New Pistons head coach Dwane Casey is no stranger to Detroit. Having coached in the NBA since 1994, for four other teams, he has had his fair share of visits to the Motor City. Since arriving in Detroit on a 5-year deal with the Pistons in June, he has connected with some important people, most notably, Henry Ford Health System president and CEO Wright Lassiter III, who was among a room full of CEOs, executives, elected officials, and other dignitaries at the ‘New Faces, New Places’ reception presented by Real Times Media and the Michigan Chronicle.
The private event was held at the N’Namdi Center for Contemporary Art in midtown Detroit Thursday night, welcoming the city’s newest power players to Detroit. While the city is going through its resurgence and renaissance, there are a multitude of African-Americans who have stayed in Detroit through its hardships and many others who have been influential in its revival.
“One thing that I am impressed with here is the African-American community,” Casey said. “There are so many successful African-Americans in Detroit and I hope my players take heed by meeting, getting to know and seeing what kind of example these people set. There is nothing more refreshing than successful African-Americans in their respective fields.”
The invited guests included Casey, UAW secretary-treasurer Ray Curry, Detroit-Mercy men’s basketball coach Mike Davis, Darienne Davis, CEO United Way of Southeastern Michigan, Detroit Economic Growth Corporation president and CEO Kevin Johnson, Kandace Jones, president and CEO of the Junior Achievement of Southeastern Michigan, First Independence Bank chairman and CEO Kenneth Kelly, and president of AT&T-Michigan David Lewis.
Other dignitaries at the African-American-owned art gallery included former Detroit mayor Dennis Archer Sr., Wayne County Executive Warren C. Evans, Detroit City Council President Brenda Jones, Lassister, and Skillman Foundation president and CEO Tonya Allen.
Lassister was a part of the event years ago when he first arrived in Detroit via San Francisco to head Henry Ford Health System. To welcome Casey and his family to the area, Lassiter invited the Caseys to his home September 12 where he personally cooked dinner. He and his family were welcomed to Detroit with warm arms in 2014 and wanted to extend the same gesture to Casey. Lassiter had never stepped foot in Michigan prior to 2014 and understands the importance of networking and connecting with like-minded African-Americans.
“I was eyes wide open when I first came to Detroit,” said Lassister, who was celebrating his birthday as well. “I wasn’t sure what to expect, but I thought there might be a large network of black leaders in the area. Events like this are a time to meet people and see that there’s a sea of prominent African-American leaders that embrace a new leader to the area, to help him or her be successful.”
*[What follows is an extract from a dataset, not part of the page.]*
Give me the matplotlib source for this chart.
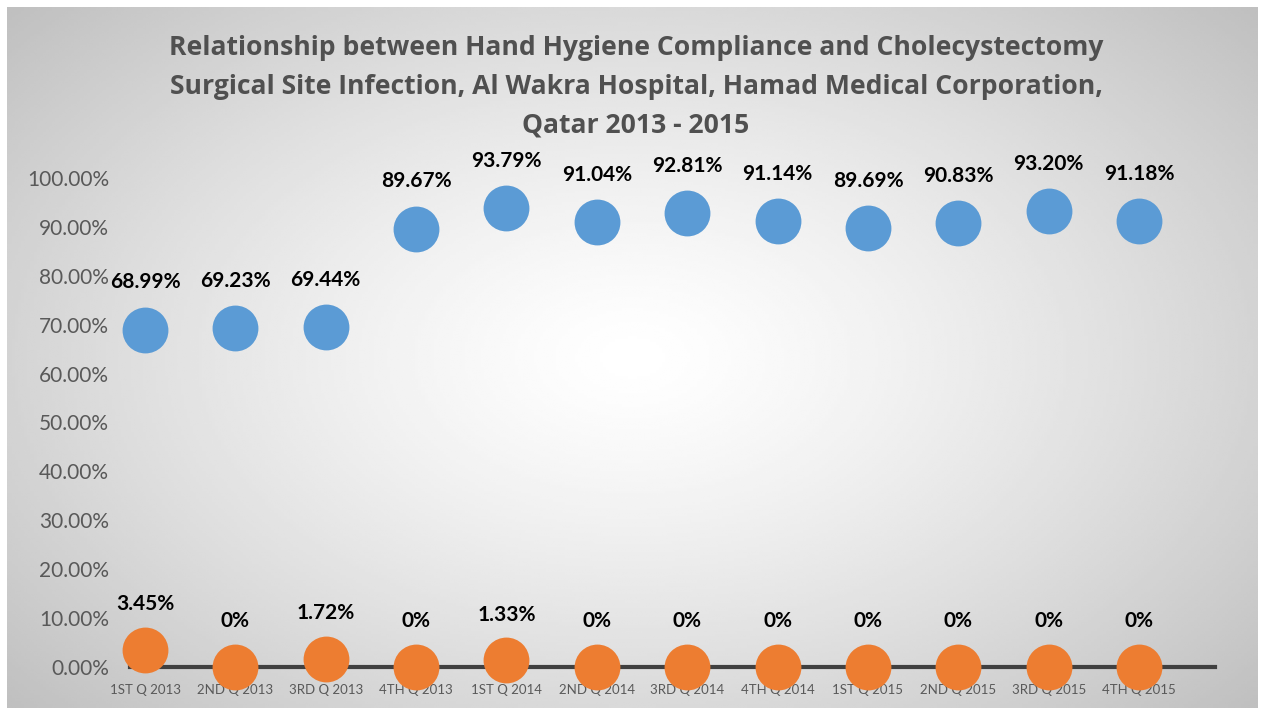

Detroit has faced its criticisms and critiques over the years, dealing with financial woes, unemployment, crime, regional transit, gentrification, housing, car insurance rates, and much more. The city’s national reputation can pretty much be summed up by crime and corruption, until you arrive to America’s Comeback City, and see that there is development and innovation happening all over. Detroiters love Detroit and visitors will too once they have a Coney dog and Faygo pop, while cruising around Belle Isle.
“My favorite place to go is Central Kitchen,” said Kelly, who arrived in Detroit with his family almost a year ago. “It’s a very unique place and Dennis Archer Jr. has had me there as a guest, introducing me to Detroit culture.
“We love Detroit. The people here have been very welcoming. I’ve had individuals who have gone overboard ensuring that I had an understanding and appreciation for the culture and have set us up for success. I’m very pleased with the outpouring of love from the people of Detroit.”
African-American representation matters in higher positions. Because of the way mass media operates, when the only portrayals audiences see of black characters are negative, those portrayals transcend to public image. Younger generations need to see people who look like them and come from the same areas, in executive positions, in order to believe that they can achieve the same.
“There is a child somewhere in Detroit who is probably still in their dreaming stage,” said Portia Roberson, CEO of Focus Hope. “Growing up in Detroit, I didn’t know too many successful people who looked like me. So, for me, it is important that we are portraying an image that is positive and inspiring to someone that is coming along behind us.”